───── GIVEN MATERIAL
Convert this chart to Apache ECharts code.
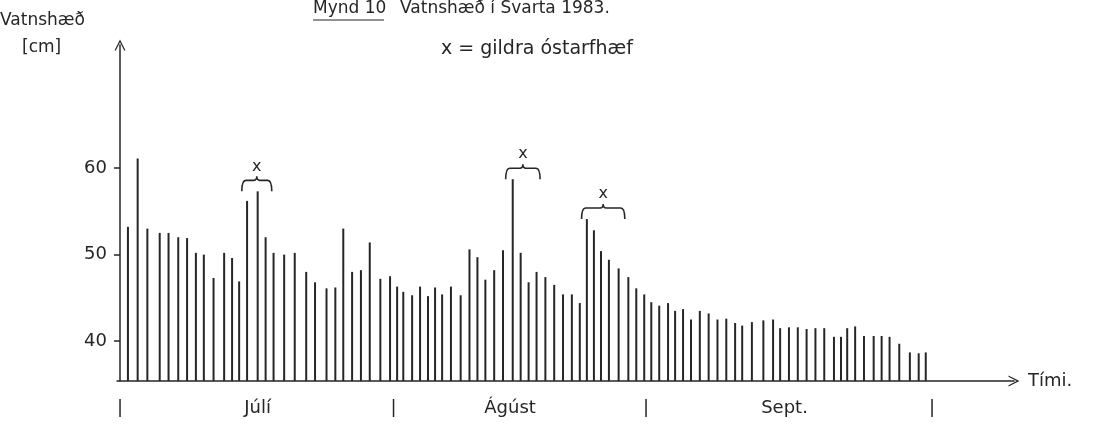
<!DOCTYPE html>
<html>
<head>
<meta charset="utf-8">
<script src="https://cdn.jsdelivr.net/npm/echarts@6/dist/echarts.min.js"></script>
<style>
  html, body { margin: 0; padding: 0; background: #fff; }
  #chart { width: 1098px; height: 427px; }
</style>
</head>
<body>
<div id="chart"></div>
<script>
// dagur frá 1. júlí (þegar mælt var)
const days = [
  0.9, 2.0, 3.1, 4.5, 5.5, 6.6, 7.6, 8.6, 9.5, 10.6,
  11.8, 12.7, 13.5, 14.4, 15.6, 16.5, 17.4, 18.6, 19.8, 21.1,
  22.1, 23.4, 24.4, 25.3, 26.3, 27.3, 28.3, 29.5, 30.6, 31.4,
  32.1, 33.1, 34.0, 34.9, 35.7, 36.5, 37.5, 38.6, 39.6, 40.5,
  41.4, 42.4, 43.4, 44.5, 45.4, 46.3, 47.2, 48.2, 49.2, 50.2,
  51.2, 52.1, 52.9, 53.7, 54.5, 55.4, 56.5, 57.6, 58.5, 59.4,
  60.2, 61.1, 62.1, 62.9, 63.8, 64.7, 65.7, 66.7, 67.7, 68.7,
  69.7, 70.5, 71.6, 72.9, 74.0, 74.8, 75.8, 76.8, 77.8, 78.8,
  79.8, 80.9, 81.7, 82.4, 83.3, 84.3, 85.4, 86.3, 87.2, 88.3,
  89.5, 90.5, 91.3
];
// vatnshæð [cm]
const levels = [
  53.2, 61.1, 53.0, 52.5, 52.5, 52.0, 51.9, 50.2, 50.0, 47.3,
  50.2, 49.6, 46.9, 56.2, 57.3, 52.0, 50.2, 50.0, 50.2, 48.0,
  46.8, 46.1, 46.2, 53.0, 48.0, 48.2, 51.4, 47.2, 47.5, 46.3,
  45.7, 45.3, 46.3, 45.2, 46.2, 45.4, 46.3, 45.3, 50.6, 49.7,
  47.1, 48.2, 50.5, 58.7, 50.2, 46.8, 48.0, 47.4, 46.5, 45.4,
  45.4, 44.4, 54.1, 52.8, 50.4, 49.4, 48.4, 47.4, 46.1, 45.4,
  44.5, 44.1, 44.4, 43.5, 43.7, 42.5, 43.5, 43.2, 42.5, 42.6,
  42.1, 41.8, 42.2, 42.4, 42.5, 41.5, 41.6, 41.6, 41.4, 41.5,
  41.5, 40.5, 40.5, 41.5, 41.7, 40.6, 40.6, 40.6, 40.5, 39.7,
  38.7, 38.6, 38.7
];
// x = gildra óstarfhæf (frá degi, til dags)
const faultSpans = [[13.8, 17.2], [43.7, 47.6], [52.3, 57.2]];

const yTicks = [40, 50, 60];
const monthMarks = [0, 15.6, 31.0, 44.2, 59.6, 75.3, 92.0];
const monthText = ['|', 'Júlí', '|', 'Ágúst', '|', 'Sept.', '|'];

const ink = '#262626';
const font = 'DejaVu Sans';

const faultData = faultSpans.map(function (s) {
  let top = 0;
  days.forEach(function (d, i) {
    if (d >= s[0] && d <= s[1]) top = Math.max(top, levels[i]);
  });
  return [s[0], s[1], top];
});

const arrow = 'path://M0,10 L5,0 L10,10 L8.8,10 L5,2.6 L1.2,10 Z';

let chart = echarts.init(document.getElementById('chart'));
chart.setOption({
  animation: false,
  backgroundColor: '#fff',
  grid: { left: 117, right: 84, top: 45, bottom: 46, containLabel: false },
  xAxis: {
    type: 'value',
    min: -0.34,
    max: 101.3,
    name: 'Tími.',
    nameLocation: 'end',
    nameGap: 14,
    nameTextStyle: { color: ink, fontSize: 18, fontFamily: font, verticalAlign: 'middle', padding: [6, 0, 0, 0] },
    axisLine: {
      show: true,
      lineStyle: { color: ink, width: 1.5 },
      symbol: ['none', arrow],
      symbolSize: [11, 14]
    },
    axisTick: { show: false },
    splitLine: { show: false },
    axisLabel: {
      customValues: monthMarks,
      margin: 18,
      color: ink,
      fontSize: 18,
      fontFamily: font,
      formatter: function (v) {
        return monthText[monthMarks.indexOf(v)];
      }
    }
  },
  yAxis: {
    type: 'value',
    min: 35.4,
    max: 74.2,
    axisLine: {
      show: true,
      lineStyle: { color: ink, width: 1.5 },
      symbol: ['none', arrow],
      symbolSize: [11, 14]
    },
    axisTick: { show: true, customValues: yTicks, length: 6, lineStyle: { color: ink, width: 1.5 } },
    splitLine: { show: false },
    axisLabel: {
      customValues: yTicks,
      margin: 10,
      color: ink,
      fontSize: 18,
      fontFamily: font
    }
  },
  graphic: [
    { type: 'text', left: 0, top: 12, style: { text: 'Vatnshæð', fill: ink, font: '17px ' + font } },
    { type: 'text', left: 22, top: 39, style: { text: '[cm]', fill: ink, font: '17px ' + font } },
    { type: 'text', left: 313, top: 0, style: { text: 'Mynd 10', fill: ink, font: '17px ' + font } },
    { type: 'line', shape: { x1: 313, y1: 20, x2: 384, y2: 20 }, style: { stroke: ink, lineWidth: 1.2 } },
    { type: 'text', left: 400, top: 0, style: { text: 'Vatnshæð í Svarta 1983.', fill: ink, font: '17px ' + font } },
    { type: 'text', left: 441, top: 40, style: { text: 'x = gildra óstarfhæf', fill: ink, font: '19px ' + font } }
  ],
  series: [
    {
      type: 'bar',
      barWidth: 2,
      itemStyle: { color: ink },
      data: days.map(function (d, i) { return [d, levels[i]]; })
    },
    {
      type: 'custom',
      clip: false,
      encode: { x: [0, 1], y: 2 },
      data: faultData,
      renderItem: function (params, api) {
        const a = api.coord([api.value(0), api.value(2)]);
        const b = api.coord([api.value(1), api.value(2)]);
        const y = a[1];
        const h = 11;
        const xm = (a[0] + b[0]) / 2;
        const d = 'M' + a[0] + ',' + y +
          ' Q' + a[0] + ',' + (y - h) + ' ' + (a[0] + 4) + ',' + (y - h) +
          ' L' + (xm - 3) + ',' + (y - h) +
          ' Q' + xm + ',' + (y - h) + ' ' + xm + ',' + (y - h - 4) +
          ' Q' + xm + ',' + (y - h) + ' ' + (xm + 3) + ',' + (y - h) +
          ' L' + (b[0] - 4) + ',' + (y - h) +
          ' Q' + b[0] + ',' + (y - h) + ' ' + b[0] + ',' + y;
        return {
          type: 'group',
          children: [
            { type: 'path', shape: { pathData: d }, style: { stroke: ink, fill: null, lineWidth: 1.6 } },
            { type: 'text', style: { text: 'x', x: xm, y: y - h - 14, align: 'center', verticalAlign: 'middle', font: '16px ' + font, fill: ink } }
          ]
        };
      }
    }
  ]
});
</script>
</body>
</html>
──────────
» **WHAT IS EXPECTED**
Your copy of the data should match it exactly, except that pictures are left out.

» **IN RESPONSE**
Convert this chart to Apache ECharts code.
<!DOCTYPE html>
<html>
<head>
<meta charset="utf-8">
<script src="https://cdn.jsdelivr.net/npm/echarts@6/dist/echarts.min.js"></script>
<style>
  html, body { margin: 0; padding: 0; background: #fff; }
  #chart { width: 1098px; height: 427px; }
</style>
</head>
<body>
<div id="chart"></div>
<script>
// dagur frá 1. júlí (þegar mælt var)
const days = [
  0.9, 2.0, 3.1, 4.5, 5.5, 6.6, 7.6, 8.6, 9.5, 10.6,
  11.8, 12.7, 13.5, 14.4, 15.6, 16.5, 17.4, 18.6, 19.8, 21.1,
  22.1, 23.4, 24.4, 25.3, 26.3, 27.3, 28.3, 29.5, 30.6, 31.4,
  32.1, 33.1, 34.0, 34.9, 35.7, 36.5, 37.5, 38.6, 39.6, 40.5,
  41.4, 42.4, 43.4, 44.5, 45.4, 46.3, 47.2, 48.2, 49.2, 50.2,
  51.2, 52.1, 52.9, 53.7, 54.5, 55.4, 56.5, 57.6, 58.5, 59.4,
  60.2, 61.1, 62.1, 62.9, 63.8, 64.7, 65.7, 66.7, 67.7, 68.7,
  69.7, 70.5, 71.6, 72.9, 74.0, 74.8, 75.8, 76.8, 77.8, 78.8,
  79.8, 80.9, 81.7, 82.4, 83.3, 84.3, 85.4, 86.3, 87.2, 88.3,
  89.5, 90.5, 91.3
];
// vatnshæð [cm]
const levels = [
  53.2, 61.1, 53.0, 52.5, 52.5, 52.0, 51.9, 50.2, 50.0, 47.3,
  50.2, 49.6, 46.9, 56.2, 57.3, 52.0, 50.2, 50.0, 50.2, 48.0,
  46.8, 46.1, 46.2, 53.0, 48.0, 48.2, 51.4, 47.2, 47.5, 46.3,
  45.7, 45.3, 46.3, 45.2, 46.2, 45.4, 46.3, 45.3, 50.6, 49.7,
  47.1, 48.2, 50.5, 58.7, 50.2, 46.8, 48.0, 47.4, 46.5, 45.4,
  45.4, 44.4, 54.1, 52.8, 50.4, 49.4, 48.4, 47.4, 46.1, 45.4,
  44.5, 44.1, 44.4, 43.5, 43.7, 42.5, 43.5, 43.2, 42.5, 42.6,
  42.1, 41.8, 42.2, 42.4, 42.5, 41.5, 41.6, 41.6, 41.4, 41.5,
  41.5, 40.5, 40.5, 41.5, 41.7, 40.6, 40.6, 40.6, 40.5, 39.7,
  38.7, 38.6, 38.7
];
// x = gildra óstarfhæf (frá degi, til dags)
const faultSpans = [[13.8, 17.2], [43.7, 47.6], [52.3, 57.2]];

const yTicks = [40, 50, 60];
const monthMarks = [0, 15.6, 31.0, 44.2, 59.6, 75.3, 92.0];
const monthText = ['|', 'Júlí', '|', 'Ágúst', '|', 'Sept.', '|'];

const ink = '#262626';
const font = 'DejaVu Sans';

const faultData = faultSpans.map(function (s) {
  let top = 0;
  days.forEach(function (d, i) {
    if (d >= s[0] && d <= s[1]) top = Math.max(top, levels[i]);
  });
  return [s[0], s[1], top];
});

const arrow = 'path://M0,10 L5,0 L10,10 L8.8,10 L5,2.6 L1.2,10 Z';

let chart = echarts.init(document.getElementById('chart'));
chart.setOption({
  animation: false,
  backgroundColor: '#fff',
  grid: { left: 117, right: 84, top: 45, bottom: 46, containLabel: false },
  xAxis: {
    type: 'value',
    min: -0.34,
    max: 101.3,
    name: 'Tími.',
    nameLocation: 'end',
    nameGap: 14,
    nameTextStyle: { color: ink, fontSize: 18, fontFamily: font, verticalAlign: 'middle', padding: [6, 0, 0, 0] },
    axisLine: {
      show: true,
      lineStyle: { color: ink, width: 1.5 },
      symbol: ['none', arrow],
      symbolSize: [11, 14]
    },
    axisTick: { show: false },
    splitLine: { show: false },
    axisLabel: {
      customValues: monthMarks,
      margin: 18,
      color: ink,
      fontSize: 18,
      fontFamily: font,
      formatter: function (v) {
        return monthText[monthMarks.indexOf(v)];
      }
    }
  },
  yAxis: {
    type: 'value',
    min: 35.4,
    max: 74.2,
    axisLine: {
      show: true,
      lineStyle: { color: ink, width: 1.5 },
      symbol: ['none', arrow],
      symbolSize: [11, 14]
    },
    axisTick: { show: true, customValues: yTicks, length: 6, lineStyle: { color: ink, width: 1.5 } },
    splitLine: { show: false },
    axisLabel: {
      customValues: yTicks,
      margin: 10,
      color: ink,
      fontSize: 18,
      fontFamily: font
    }
  },
  graphic: [
    { type: 'text', left: 0, top: 12, style: { text: 'Vatnshæð', fill: ink, font: '17px ' + font } },
    { type: 'text', left: 22, top: 39, style: { text: '[cm]', fill: ink, font: '17px ' + font } },
    { type: 'text', left: 313, top: 0, style: { text: 'Mynd 10', fill: ink, font: '17px ' + font } },
    { type: 'line', shape: { x1: 313, y1: 20, x2: 384, y2: 20 }, style: { stroke: ink, lineWidth: 1.2 } },
    { type: 'text', left: 400, top: 0, style: { text: 'Vatnshæð í Svarta 1983.', fill: ink, font: '17px ' + font } },
    { type: 'text', left: 441, top: 40, style: { text: 'x = gildra óstarfhæf', fill: ink, font: '19px ' + font } }
  ],
  series: [
    {
      type: 'bar',
      barWidth: 2,
      itemStyle: { color: ink },
      data: days.map(function (d, i) { return [d, levels[i]]; })
    },
    {
      type: 'custom',
      clip: false,
      encode: { x: [0, 1], y: 2 },
      data: faultData,
      renderItem: function (params, api) {
        const a = api.coord([api.value(0), api.value(2)]);
        const b = api.coord([api.value(1), api.value(2)]);
        const y = a[1];
        const h = 11;
        const xm = (a[0] + b[0]) / 2;
        const d = 'M' + a[0] + ',' + y +
          ' Q' + a[0] + ',' + (y - h) + ' ' + (a[0] + 4) + ',' + (y - h) +
          ' L' + (xm - 3) + ',' + (y - h) +
          ' Q' + xm + ',' + (y - h) + ' ' + xm + ',' + (y - h - 4) +
          ' Q' + xm + ',' + (y - h) + ' ' + (xm + 3) + ',' + (y - h) +
          ' L' + (b[0] - 4) + ',' + (y - h) +
          ' Q' + b[0] + ',' + (y - h) + ' ' + b[0] + ',' + y;
        return {
          type: 'group',
          children: [
            { type: 'path', shape: { pathData: d }, style: { stroke: ink, fill: null, lineWidth: 1.6 } },
            { type: 'text', style: { text: 'x', x: xm, y: y - h - 14, align: 'center', verticalAlign: 'middle', font: '16px ' + font, fill: ink } }
          ]
        };
      }
    }
  ]
});
</script>
</body>
</html>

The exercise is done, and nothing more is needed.